How to Explain an Employment Gap

How do employers react to that employment gap on your resume? Is it always a negative reaction? Will employers give you a chance to explain what happened and move forward, or will they just assume the worst and pass on you? Sometimes, the gap in employment is by choice – maybe you were raising a child, traveling, taking care of a sick relative, or went back to school. In other cases, your time off from work may occur because you were laid off or fired and it took time to find a new job.

Not every employer will ask you about your employment gap, but it is always good to be prepared to answer any questions just in case.

Explaining an Employment Gap During a Job Interview

Explaining a gap in employment during an interview can be tricky. The best approach is usually to address the issue in a direct and forthright manner.
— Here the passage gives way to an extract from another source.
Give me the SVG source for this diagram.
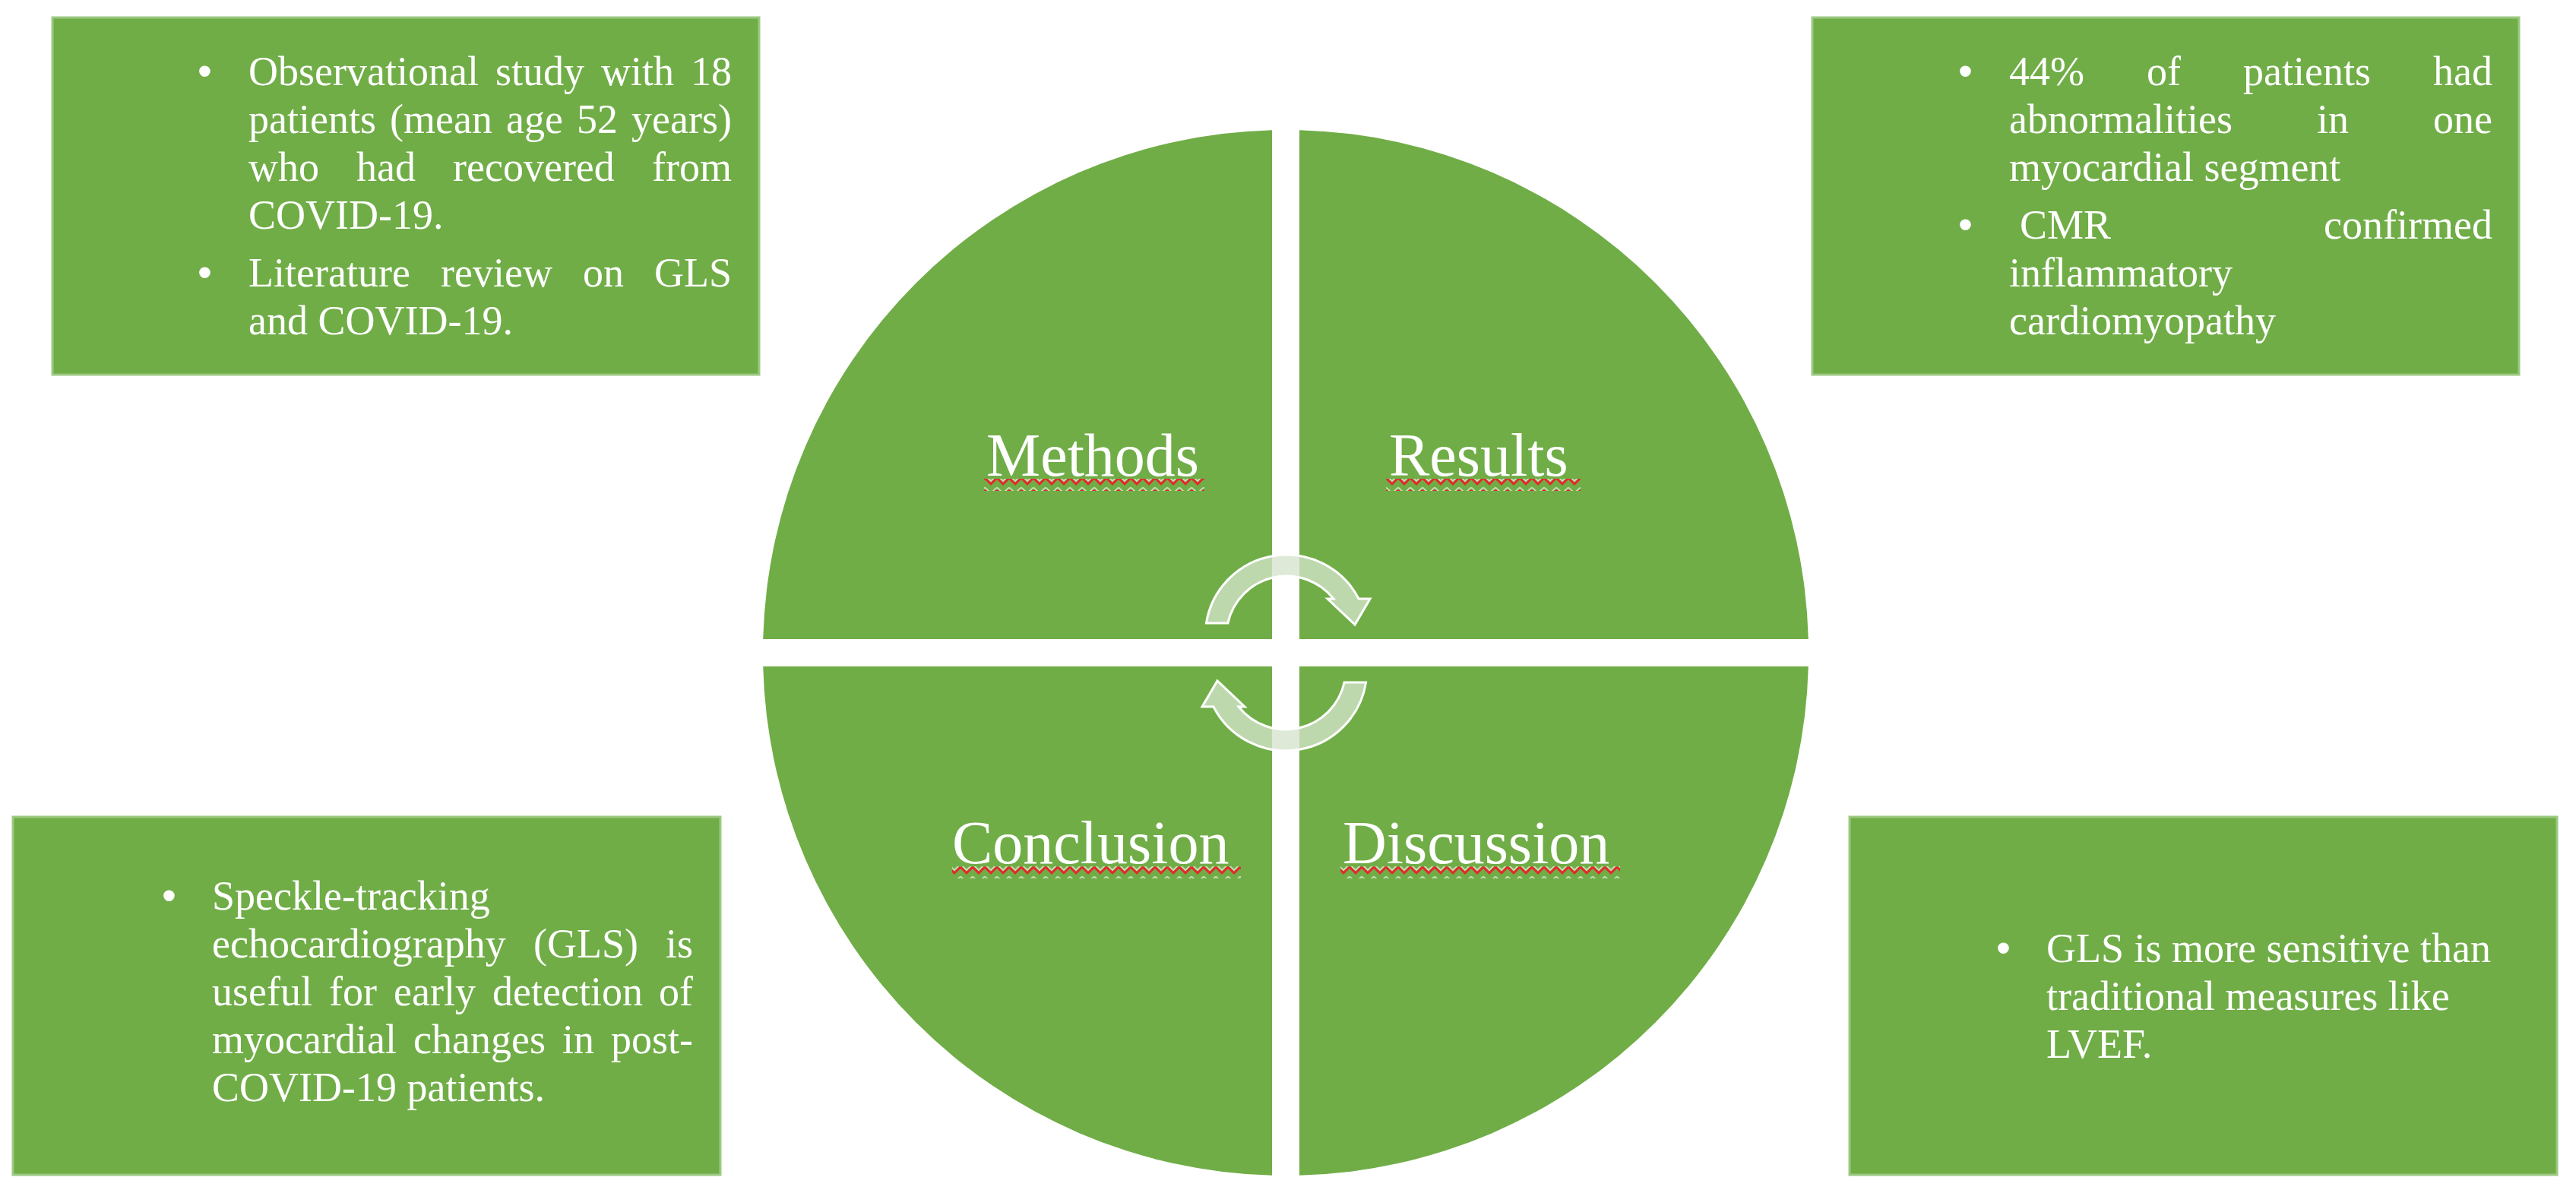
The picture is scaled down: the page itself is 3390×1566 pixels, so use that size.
<svg xmlns="http://www.w3.org/2000/svg" width="3390" height="1566" viewBox="0 0 3390 1566">
<style>
.box{fill:#70AD47;stroke:#9cc982;stroke-width:3}
.pie{fill:#70AD47}
.t{font-family:"Liberation Serif","Times New Roman",serif;font-size:54px;fill:#ffffff}
.b{font-family:"Liberation Sans",Arial,sans-serif;font-size:54px;fill:#ffffff}
.lbl{font-family:"Liberation Serif","Times New Roman",serif;font-size:80px;fill:#ffffff}
.e{text-anchor:end}
.arrow{fill:#d5e4cc;fill-opacity:0.78;stroke:#ffffff;stroke-width:3;stroke-linejoin:miter}
</style>
<defs>
<pattern id="squiggle" patternUnits="userSpaceOnUse" width="16" height="16">
<polyline points="0,1.5 8,9 16,1.5" fill="none" stroke="#ffffff" stroke-opacity="0.6" stroke-width="2"/>
<polyline points="0,5 8,13 16,5" fill="none" stroke="#e8262c" stroke-width="3"/>
</pattern>
<path id="cyc" d="M1587.4,820 A107,107 0 0 1 1788.1,788 L1803,788 L1783,822 L1747,788 L1755,788 A79,79 0 0 0 1615.9,820 Z"/>
</defs>
<rect width="3390" height="1566" fill="#ffffff"/>

<g id="box-methods">
<rect class="box" x="69" y="23" width="930" height="470"/>
<text class="b" x="260" y="112">•</text>
<text class="t" x="327" y="112">Observational</text>
<text class="t" x="652" y="112">study</text>
<text class="t" x="791" y="112">with</text>
<text class="t e" x="963" y="112">18</text>
<text class="t" x="327" y="175">patients</text>
<text class="t" x="513" y="175">(mean</text>
<text class="t" x="666" y="175">age</text>
<text class="t" x="759" y="175">52</text>
<text class="t e" x="963" y="175">years)</text>
<text class="t" x="327" y="238">who</text>
<text class="t" x="469" y="238">had</text>
<text class="t" x="596" y="238">recovered</text>
<text class="t e" x="963" y="238">from</text>
<text class="t" x="327" y="301">COVID-19.</text>
<text class="b" x="260" y="377">•</text>
<text class="t" x="327" y="377">Literature</text>
<text class="t" x="580" y="377">review</text>
<text class="t" x="767" y="377">on</text>
<text class="t e" x="963" y="377">GLS</text>
<text class="t" x="327" y="440">and COVID-19.</text>
</g>

<g id="box-results">
<rect class="box" x="2385" y="23" width="930" height="470"/>
<text class="b" x="2577" y="112">•</text>
<text class="t" x="2644" y="112">44%</text>
<text class="t" x="2825" y="112">of</text>
<text class="t" x="2952" y="112">patients</text>
<text class="t e" x="3280" y="112">had</text>
<text class="t" x="2644" y="175">abnormalities</text>
<text class="t" x="3049" y="175">in</text>
<text class="t e" x="3280" y="175">one</text>
<text class="t" x="2644" y="238">myocardial segment</text>
<text class="b" x="2577" y="314">•</text>
<text class="t" x="2658" y="314">CMR</text>
<text class="t e" x="3280" y="314">confirmed</text>
<text class="t" x="2644" y="377">inflammatory</text>
<text class="t" x="2644" y="440">cardiomyopathy</text>
</g>

<g id="box-conclusion">
<rect class="box" x="17" y="1075" width="931" height="471"/>
<text class="b" x="213" y="1197">•</text>
<text class="t" x="279" y="1197">Speckle-tracking</text>
<text class="t" x="279" y="1260">echocardiography</text>
<text class="t" x="702" y="1260">(GLS)</text>
<text class="t e" x="912" y="1260">is</text>
<text class="t" x="279" y="1323">useful</text>
<text class="t" x="433" y="1323">for</text>
<text class="t" x="518" y="1323">early</text>
<text class="t" x="648" y="1323">detection</text>
<text class="t e" x="912" y="1323">of</text>
<text class="t" x="279" y="1386">myocardial</text>
<text class="t" x="544" y="1386">changes</text>
<text class="t" x="740" y="1386">in</text>
<text class="t e" x="912" y="1386">post-</text>
<text class="t" x="279" y="1449">COVID-19 patients.</text>
</g>

<g id="box-discussion">
<rect class="box" x="2434" y="1075" width="931" height="471"/>
<text class="b" x="2627" y="1266">•</text>
<text class="t" x="2693" y="1266">GLS is more sensitive than</text>
<text class="t" x="2693" y="1329">traditional measures like</text>
<text class="t" x="2693" y="1392">LVEF.</text>
</g>

<g id="node-methods">
<path class="pie" d="M1674,841 L1004.2,841 A688,688 0 0 1 1674,171.2 Z"/>
<text class="lbl" x="1298" y="626">Methods</text>
<rect x="1295" y="630" width="290" height="16" fill="url(#squiggle)"/>
</g>
<g id="node-results">
<path class="pie" d="M1710,841 L1710,171.2 A688,688 0 0 1 2379.8,841 Z"/>
<text class="lbl" x="1828" y="626">Results</text>
<rect x="1824" y="630" width="256" height="16" fill="url(#squiggle)"/>
</g>
<g id="node-discussion">
<path class="pie" d="M1710,877 L2379.8,877 A688,688 0 0 1 1710,1546.8 Z"/>
<text class="lbl" x="1767" y="1136">Discussion</text>
<rect x="1764" y="1140" width="368" height="16" fill="url(#squiggle)"/>
</g>
<g id="node-conclusion">
<path class="pie" d="M1674,877 L1674,1546.8 A688,688 0 0 1 1004.2,877 Z"/>
<text class="lbl" x="1253" y="1136">Conclusion</text>
<rect x="1253" y="1140" width="380" height="16" fill="url(#squiggle)"/>
</g>

<g id="connectors">
<use href="#cyc" class="arrow"/>
<use href="#cyc" class="arrow" transform="rotate(180 1692.5 859)"/>
</g>
</svg>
These are all good sample reasons for having a gap in employment:

  • Caring for a sick family member
  • Any medical or health issue
  • Taking time off to relocate and find a job in a new state/city
  • Pursuing further education or going back to school
  • Pursuing any other type of professional training
  • Taking time off to travel, study, work on a solo project, etc.
  • Trying to start a business or freelance career
  • You were laid off, your former company downsized, etc… and you had trouble finding a job after
  • You were searching for a job but didn’t find the right fit yet.

Once you have your reason prepared, here are the general steps to follow when explaining gaps in employment in the interview: 

  1. Explain the situation clearly but briefly. They don’t need a ton of personal details. Just give them the core facts. Important note: Remember there’s a difference between explaining and justifying. Don’t get stuck feeling like you have to justify why you stepped away from your career. You’re not out to prove anything.
  2. Highlight new skills you may have learned. Be sure to mention any volunteer work, classes, certifications, or even conferences you attended during your employment gap. If none of those options are relevant, know you probably picked up a new soft skill. Being able to show you’ve grown during your employment gap is respectable, so don’t forget to highlight it.
  3. Show that the situation has ended or is no longer a factor, so they won’t be worried you’ll have to take another break from working. If they hire you, they want to know you’re 100% ready to work for them.
  4. Reiterate your interest in their position and bring the focus back onto this job interview and this position. Make it clear you are ready to return and enthusiastic about getting back to work.